A Parsimonious Approach to (How) International Law (Works)

A Parsimonious Approach to (How) International Law (Works)

How International Law Works [HILW] is a terrific book. For current purposes, I am less interested in the specifics of Andrew’s arguments than I am in his larger project – the explanation of international law in rational choice/game theoretic terms.

HILW employs standard rational choice assumptions, for example, that states “are rational, self-interested, and able to identify and pursue their interests.” The book’s goal is to explore, in light of these assumptions, “how international legal obligations might influence state behavior.” Much of HILW’s analytical and rhetorical strength lies in its relatively parsimonious model of state preferences, interests and behavior.

My interest is in whether there is a connection between the parsimony of these rational choice assumptions and the relatively parsimonious vision of international law that emerges in HILW? Consider, for example, HILW’s the discussion of treaties. HILW tells us that “states make commitments of their own in order to extract commitments from other states.” We might ask if rational choice approaches compel this understanding of the purpose of treaties — and whether this account of states’ motivations for entering into treaties is incomplete. For example, states sometimes enter into treaties to lock in domestic reforms. Many argue that the Salinas government joined NAFTA to prevent future Mexican governments from adopting policies hostile to foreign investment. Other times, states enter into treaties for reasons that have little to do with the treaty’s underlying subject matter. Consider the Convention on Long-Range Transboundary Air Pollution; most states who signed this treaty had little interest in acid rain but viewed the treaty as a vehicle to promote East-West detente. Finally, states may enter into treaties for expressive reasons or to embarrass other states – think of the Apartheid Convention – and may harbor few illusions that the treaty will actually change state behavior.

Similarly, HILW is centrally concerned with “compliance,” which the book seems to take as referring straightforwardly to behavior in conformity with treaty obligations. But as Kal Raustiala, Ben Kingsbury and others have persuasively argued, the concept of compliance is hardly straightforward. Rather, the significance of behavior in conformity with rules will vary significantly depending on how one understands the nature, purpose and functions of “international law.” Traditional positivist accounts are rule based. But there are competing process-based views, including the New Haven School’s vision of law as a process of authoritative and controlling decision making, and recent accounts that understand law in terms of a transnational legal process. Other approaches would include liberal accounts, which focus on the compliance as resulting from particular constellations of domestic political forces, and competing constructivist accounts. The point is that any particular conception of compliance presupposes a contested and controversial understanding of international law.
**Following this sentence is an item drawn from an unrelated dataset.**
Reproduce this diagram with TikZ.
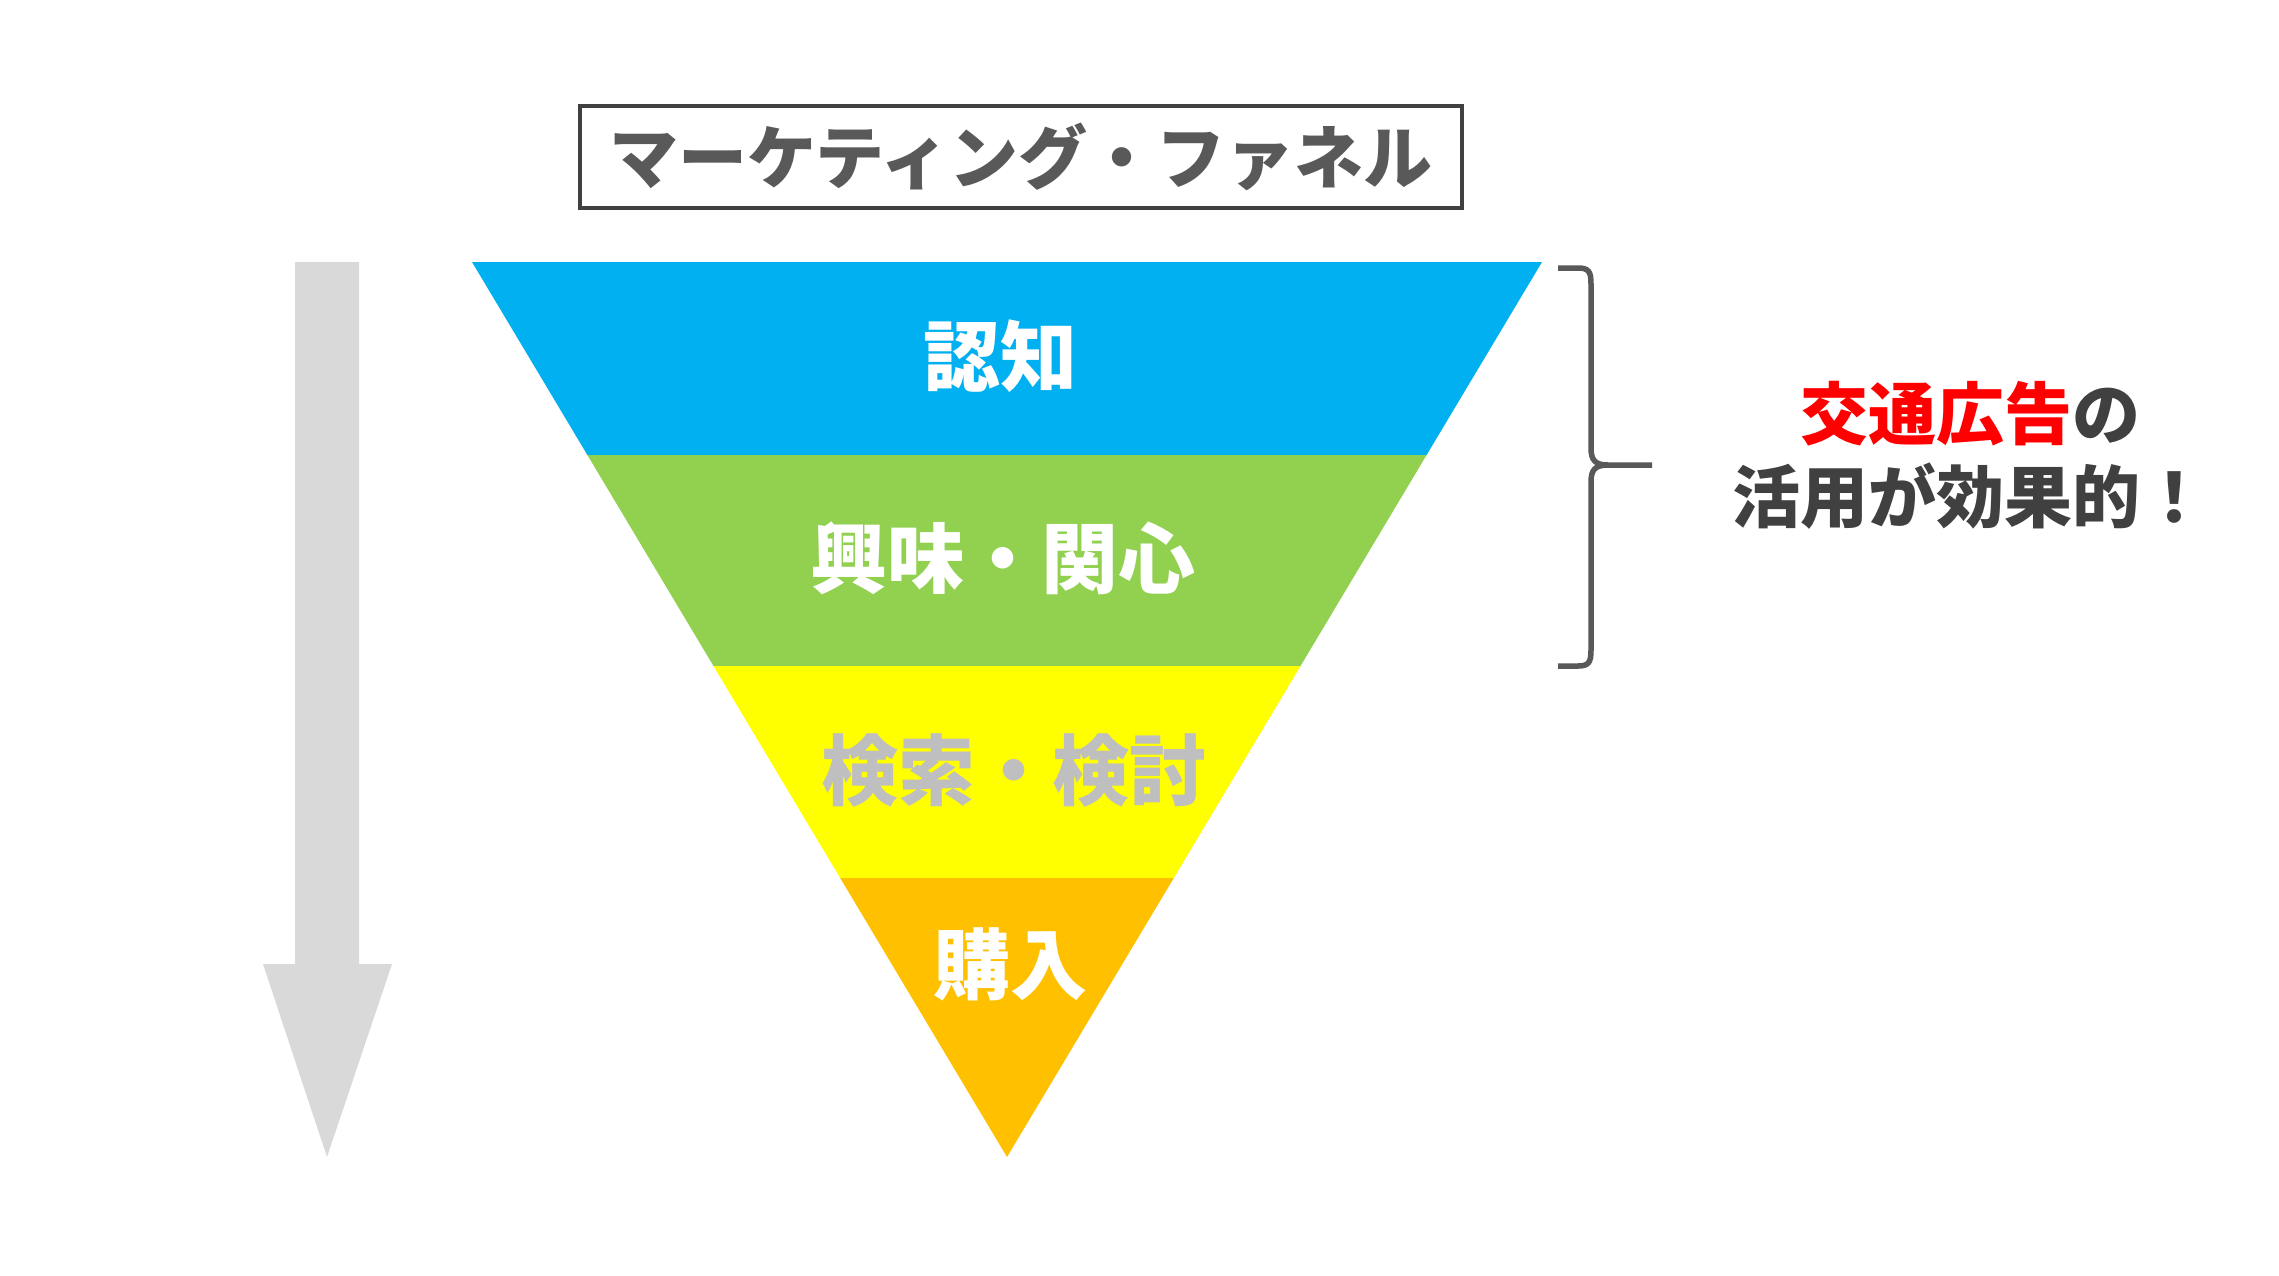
\documentclass[tikz,border=0pt]{standalone}
\usepackage{fontspec}
\newfontfamily\jp{Noto Sans CJK JP}
\definecolor{fblue}{HTML}{00B0F0}
\definecolor{fgreen}{HTML}{92D050}
\definecolor{fyellow}{HTML}{FFFF00}
\definecolor{forange}{HTML}{FFC000}
\definecolor{agray}{HTML}{D9D9D9}
\definecolor{tgray}{HTML}{595959}
\definecolor{dgray}{HTML}{404040}
\definecolor{lgray}{HTML}{BFBFBF}
\begin{document}
\begin{tikzpicture}[x=1pt,y=-1pt,
  bandlabel/.style={font=\jp\bfseries\fontsize{77}{80}\selectfont, inner sep=0pt, anchor=center},
  sidetext/.style={font=\jp\bfseries\fontsize{68}{83}\selectfont, text=dgray, align=center, inner sep=0pt},
  titlebox/.style={draw=dgray, line width=4.5pt, minimum width=882pt, minimum height=102pt, inner sep=0pt,
    text=tgray, font=\jp\bfseries\fontsize{69}{72}\selectfont}]
\useasboundingbox (0,0) rectangle (2279,1275);
\fill[white] (0,0) rectangle (2279,1275);
% down arrow
\fill[agray] (295,262) -- (359,262) -- (359,964) -- (392,964) -- (327,1157) -- (263,964) -- (295,964) -- cycle;
% funnel bands
\fill[fblue] (472,262) -- (1542,262) -- (1426.6,455) -- (587.4,455) -- cycle;
\fill[fgreen] (587.4,455) -- (1426.6,455) -- (1300.5,666) -- (713.5,666) -- cycle;
\fill[fyellow] (713.5,666) -- (1300.5,666) -- (1173.8,878) -- (840.2,878) -- cycle;
\fill[forange] (840.2,878) -- (1173.8,878) -- (1007,1157) -- cycle;
% labels
\node[bandlabel, text=white] (ninchi) at (1000,356) {認知};
\node[bandlabel, text=white] (kyomi) at (1003,558) {興味・関心};
\node[bandlabel, text=lgray] (kensaku) at (1014,770) {検索・検討};
\node[bandlabel, text=white] (konyu) at (1010,964) {購入};
% title
\node[titlebox] (title) at (1021,157) {マーケティング・ファネル};
% brace
\draw[tgray, line width=5.5pt]
  (1558,268) -- (1578,268) .. controls (1589,268) and (1591,272) .. (1591,284)
  -- (1591,448) .. controls (1591,460) and (1595,465) .. (1608,465) -- (1652,465);
\draw[tgray, line width=5.5pt]
  (1608,465) .. controls (1595,465) and (1591,470) .. (1591,482)
  -- (1591,650) .. controls (1591,662) and (1589,666) .. (1578,666) -- (1558,666);
% side text
\node[sidetext] (side) at (1970,455) {\textcolor{red}{交通広告}の\\活用が効果的！};
\end{tikzpicture}
\end{document}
So I think the larger methodological issues HILW raises relate to the relationship between any particular understanding of international law and efforts to construct game-theoretic accounts of how international law works. Can rational choice shed light on which of these competing theories of international law to embrace? More importantly, does the parsimonious rational choice account of state behavior drive the book’s conception of international law — or does the parsimonious conception of international law drive the game-theoretic analysis that follows? In other words, might the very definitions of relevant issues, actors, and preferences in rational choice accounts depend on an unacknowledged (and controversial) conception of the preexisting international order? HILW’s focus on, say, treaties rather than evolving international regimes; on sovereign states to the virtual exclusion of other relevant international legal actors; and on compliance as conformity with rules all presuppose a particular—and controversial— vision of the international legal order.

In short, can rational choice accounts be built upon conceptions of international law that view it more as a process of authoritative decision making than as a bundle of rules, that focus more on the evolving trajectory of complex legal regimes than on the ratification of treaty norms, and that understands compliance not simply as a matter of rational calculation but also as a product of internalized identities and norms of appropriate behavior. If the answer to this inquiry is “no,” than we can understand HILW as an important illustration of both the promise – and the limits – of rational choice explanations of how international law works.